▸ **Aim**
Skip the pictures and extract all of the lines exactly as written.

▸ **Material provided**
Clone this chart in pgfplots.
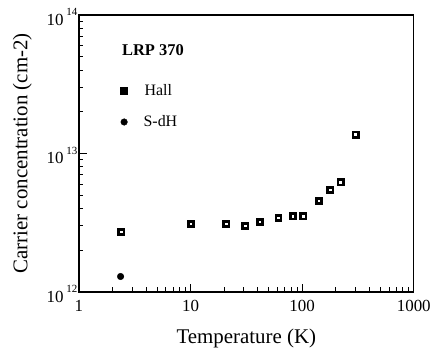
\documentclass[border=0pt]{standalone}
\usepackage{pgfplots}
\pgfplotsset{compat=1.18}
\usepackage{fontspec}
\setmainfont{Liberation Serif}
\begin{document}
\begin{tikzpicture}
\begin{loglogaxis}[
  scale only axis,
  width=335bp, height=277bp,
  xmin=1, xmax=1000, ymin=1e12, ymax=1e14,
  axis line style={line width=1.4pt},
  tick align=inside,
  xtick pos=bottom, ytick pos=left,
  major tick length=8bp, minor tick length=4.5bp,
  every tick/.style={black, line width=0.9pt},
  xtick={1,10,100,1000},
  xticklabels={1,10,100,1000},
  ytick={1e12,1e13,1e14},
  yticklabels={10\,\raisebox{0.55em}{\fontsize{11}{12}\selectfont 12},10\,\raisebox{0.55em}{\fontsize{11}{12}\selectfont 13},10\,\raisebox{0.55em}{\fontsize{11}{12}\selectfont 14}},
  ticklabel style={font=\fontsize{17}{19}\selectfont},
  xticklabel style={yshift=-5bp},
  yticklabel style={yshift=-2bp, xshift=2bp},
  xlabel={Temperature (K)},
  ylabel={Carrier concentration (cm-2)},
  xlabel style={font=\fontsize{21}{23}\selectfont, yshift=-10bp},
  ylabel style={font=\fontsize{21}{23}\selectfont, yshift=8bp},
  legend style={at={(rel axis cs:0.115,0.765)}, anchor=north west, draw=none, fill=none,
    row sep=15bp, font=\fontsize{16}{18}\selectfont},
  legend cell align=left,
]
\addplot[only marks, mark=square*, mark size=3.5bp, mark options={draw=black, fill=black}]
coordinates {
(2.38,2.72e12) (10,3.1e12) (20.8,3.1e12) (30.8,3.01e12) (41.5,3.2e12)
(61,3.44e12) (82,3.52e12) (102,3.52e12) (141,4.54e12) (178,5.48e12)
(220,6.22e12) (300,1.37e13)
};
\addlegendentry{\hspace{15bp}Hall}
\addplot[only marks, mark=*, mark size=3.3bp, mark options={black, fill=black}]
coordinates {(2.36,1.29e12)};
\addlegendentry{\hspace{14bp}S-dH}
\addplot[only marks, mark=square*, mark size=0.8bp, mark options={draw=white, fill=white}, forget plot]
coordinates {
(2.38,2.72e12) (10,3.1e12) (20.8,3.1e12) (30.8,3.01e12) (41.5,3.2e12)
(61,3.44e12) (82,3.52e12) (102,3.52e12) (141,4.54e12) (178,5.48e12)
(220,6.22e12) (300,1.37e13)
};
\node[font=\bfseries\fontsize{16.5}{18}\selectfont] at (rel axis cs:0.221,0.872) {LRP 370};
\end{loglogaxis}
\useasboundingbox ([xshift=-79bp,yshift=-56bp]current axis.south west) rectangle ([xshift=20bp,yshift=15bp]current axis.north east);
\end{tikzpicture}
\end{document}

▸ **Answer for the task**
Clone this chart in pgfplots.
\documentclass[border=0pt]{standalone}
\usepackage{pgfplots}
\pgfplotsset{compat=1.18}
\usepackage{fontspec}
\setmainfont{Liberation Serif}
\begin{document}
\begin{tikzpicture}
\begin{loglogaxis}[
  scale only axis,
  width=335bp, height=277bp,
  xmin=1, xmax=1000, ymin=1e12, ymax=1e14,
  axis line style={line width=1.4pt},
  tick align=inside,
  xtick pos=bottom, ytick pos=left,
  major tick length=8bp, minor tick length=4.5bp,
  every tick/.style={black, line width=0.9pt},
  xtick={1,10,100,1000},
  xticklabels={1,10,100,1000},
  ytick={1e12,1e13,1e14},
  yticklabels={10\,\raisebox{0.55em}{\fontsize{11}{12}\selectfont 12},10\,\raisebox{0.55em}{\fontsize{11}{12}\selectfont 13},10\,\raisebox{0.55em}{\fontsize{11}{12}\selectfont 14}},
  ticklabel style={font=\fontsize{17}{19}\selectfont},
  xticklabel style={yshift=-5bp},
  yticklabel style={yshift=-2bp, xshift=2bp},
  xlabel={Temperature (K)},
  ylabel={Carrier concentration (cm-2)},
  xlabel style={font=\fontsize{21}{23}\selectfont, yshift=-10bp},
  ylabel style={font=\fontsize{21}{23}\selectfont, yshift=8bp},
  legend style={at={(rel axis cs:0.115,0.765)}, anchor=north west, draw=none, fill=none,
    row sep=15bp, font=\fontsize{16}{18}\selectfont},
  legend cell align=left,
]
\addplot[only marks, mark=square*, mark size=3.5bp, mark options={draw=black, fill=black}]
coordinates {
(2.38,2.72e12) (10,3.1e12) (20.8,3.1e12) (30.8,3.01e12) (41.5,3.2e12)
(61,3.44e12) (82,3.52e12) (102,3.52e12) (141,4.54e12) (178,5.48e12)
(220,6.22e12) (300,1.37e13)
};
\addlegendentry{\hspace{15bp}Hall}
\addplot[only marks, mark=*, mark size=3.3bp, mark options={black, fill=black}]
coordinates {(2.36,1.29e12)};
\addlegendentry{\hspace{14bp}S-dH}
\addplot[only marks, mark=square*, mark size=0.8bp, mark options={draw=white, fill=white}, forget plot]
coordinates {
(2.38,2.72e12) (10,3.1e12) (20.8,3.1e12) (30.8,3.01e12) (41.5,3.2e12)
(61,3.44e12) (82,3.52e12) (102,3.52e12) (141,4.54e12) (178,5.48e12)
(220,6.22e12) (300,1.37e13)
};
\node[font=\bfseries\fontsize{16.5}{18}\selectfont] at (rel axis cs:0.221,0.872) {LRP 370};
\end{loglogaxis}
\useasboundingbox ([xshift=-79bp,yshift=-56bp]current axis.south west) rectangle ([xshift=20bp,yshift=15bp]current axis.north east);
\end{tikzpicture}
\end{document}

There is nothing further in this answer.